EXERCISE DETAILS:
Only the lines from the start of the data to the line containing "learned_hi = [0.155, 0.223, 0.087, 0.103, 0.138]", both included, should be output, exactly and without pictures.
··········
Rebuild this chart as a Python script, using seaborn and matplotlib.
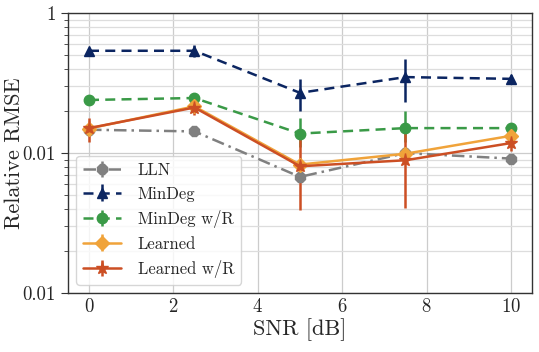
import matplotlib
matplotlib.use("Agg")
import matplotlib.pyplot as plt
import matplotlib.ticker as mticker
import numpy as np
import seaborn as sns

# SNR values [dB]
snr = [0, 2.5, 5, 7.5, 10]

# mean relative RMSE and error-bar bounds
lln = [0.147, 0.143, 0.0676, 0.100, 0.0914]
lln_lo = [0.142, 0.138, 0.064, 0.096, 0.088]
lln_hi = [0.152, 0.149, 0.071, 0.105, 0.095]

mindeg = [0.54, 0.54, 0.27, 0.35, 0.34]
mindeg_lo = [0.53, 0.49, 0.201, 0.234, 0.32]
mindeg_hi = [0.55, 0.596, 0.337, 0.471, 0.36]

mindeg_r = [0.24, 0.248, 0.138, 0.151, 0.151]
mindeg_r_lo = [0.235, 0.228, 0.11, 0.12, 0.147]
mindeg_r_hi = [0.245, 0.27, 0.179, 0.20, 0.156]

learned = [0.150, 0.216, 0.0828, 0.099, 0.133]
learned_lo = [0.145, 0.209, 0.079, 0.095, 0.128]
learned_hi = [0.155, 0.223, 0.087, 0.103, 0.138]

learned_r = [0.151, 0.212, 0.0805, 0.0889, 0.118]
learned_r_lo = [0.121, 0.188, 0.039, 0.0407, 0.103]
learned_r_hi = [0.178, 0.228, 0.139, 0.143, 0.135]

labels = ["LLN", "MinDeg", "MinDeg w/R", "Learned", "Learned w/R"]
ytick_vals = [0.01, 0.1, 1]
ytick_labels = ["0.01", "0.01", "1"]


def add_series(ax, y, lo, hi, label, color, marker, ls, ms):
    y = np.array(y)
    yerr = np.vstack([y - np.array(lo), np.array(hi) - y])
    ax.errorbar(snr, y, yerr=yerr, label=label, color=color, marker=marker,
                linestyle=ls, linewidth=1.8, markersize=ms, elinewidth=1.8,
                capsize=0)


sns.set_theme(style="whitegrid")
plt.rcParams["font.family"] = "serif"
plt.rcParams["font.serif"] = ["cmr10"]
plt.rcParams["mathtext.fontset"] = "cm"
plt.rcParams["axes.formatter.use_mathtext"] = True

fig = plt.figure(figsize=(5.39, 3.52), dpi=100)
ax = fig.add_axes([0.126, 0.168, 0.861, 0.794])

add_series(ax, lln, lln_lo, lln_hi, labels[0], "#808080", "8", (0, (5, 2, 1, 2)), 7.5)
add_series(ax, mindeg, mindeg_lo, mindeg_hi, labels[1], "#0b2561", "^", (0, (4, 2.5)), 7.5)
add_series(ax, mindeg_r, mindeg_r_lo, mindeg_r_hi, labels[2], "#3a9a47", "o", (0, (4, 2.5)), 7.5)
add_series(ax, learned, learned_lo, learned_hi, labels[3], "#f0a33a", "D", "-", 7)
add_series(ax, learned_r, learned_r_lo, learned_r_hi, labels[4], "#cc4f24", "*", "-", 9.5)

ax.set_yscale("log")
ax.set_ylim(0.01, 1)
ax.set_xlim(-0.5, 10.5)
ax.set_xticks([0, 2, 4, 6, 8, 10])
ax.yaxis.set_major_locator(mticker.FixedLocator(ytick_vals))
ax.yaxis.set_major_formatter(mticker.FixedFormatter(ytick_labels))
ax.yaxis.set_minor_locator(mticker.LogLocator(base=10, subs=np.arange(2, 10)))
ax.yaxis.set_minor_formatter(mticker.NullFormatter())

ax.grid(True, which="major", color="#cccccc", linewidth=0.9)
ax.grid(True, which="minor", axis="y", color="#dddddd", linewidth=0.9)
ax.tick_params(axis="y", which="major", left=True, length=5, width=0.8,
               color="#333333", labelsize=13.5)
ax.tick_params(axis="y", which="minor", left=True, length=3, width=0.6,
               color="#333333")
ax.tick_params(axis="x", labelsize=13.5, length=0)
for sp in ax.spines.values():
    sp.set_edgecolor("#333333")
    sp.set_linewidth(1.0)

ax.set_xlabel("SNR [dB]", fontsize=16, labelpad=2)
ax.set_ylabel("Relative RMSE", fontsize=16)
ax.yaxis.set_label_coords(-0.095, 0.5)
ax.legend(loc="lower left", fontsize=12, frameon=True, framealpha=0.8,
          edgecolor="#cccccc", handlelength=2.3, handletextpad=1.0,
          borderpad=0.4, labelspacing=0.5)

fig.savefig("out.png", dpi=100)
··········
EXERCISE RESPONSE:
Rebuild this chart as a Python script, using seaborn and matplotlib.
import matplotlib
matplotlib.use("Agg")
import matplotlib.pyplot as plt
import matplotlib.ticker as mticker
import numpy as np
import seaborn as sns

# SNR values [dB]
snr = [0, 2.5, 5, 7.5, 10]

# mean relative RMSE and error-bar bounds
lln = [0.147, 0.143, 0.0676, 0.100, 0.0914]
lln_lo = [0.142, 0.138, 0.064, 0.096, 0.088]
lln_hi = [0.152, 0.149, 0.071, 0.105, 0.095]

mindeg = [0.54, 0.54, 0.27, 0.35, 0.34]
mindeg_lo = [0.53, 0.49, 0.201, 0.234, 0.32]
mindeg_hi = [0.55, 0.596, 0.337, 0.471, 0.36]

mindeg_r = [0.24, 0.248, 0.138, 0.151, 0.151]
mindeg_r_lo = [0.235, 0.228, 0.11, 0.12, 0.147]
mindeg_r_hi = [0.245, 0.27, 0.179, 0.20, 0.156]

learned = [0.150, 0.216, 0.0828, 0.099, 0.133]
learned_lo = [0.145, 0.209, 0.079, 0.095, 0.128]
learned_hi = [0.155, 0.223, 0.087, 0.103, 0.138]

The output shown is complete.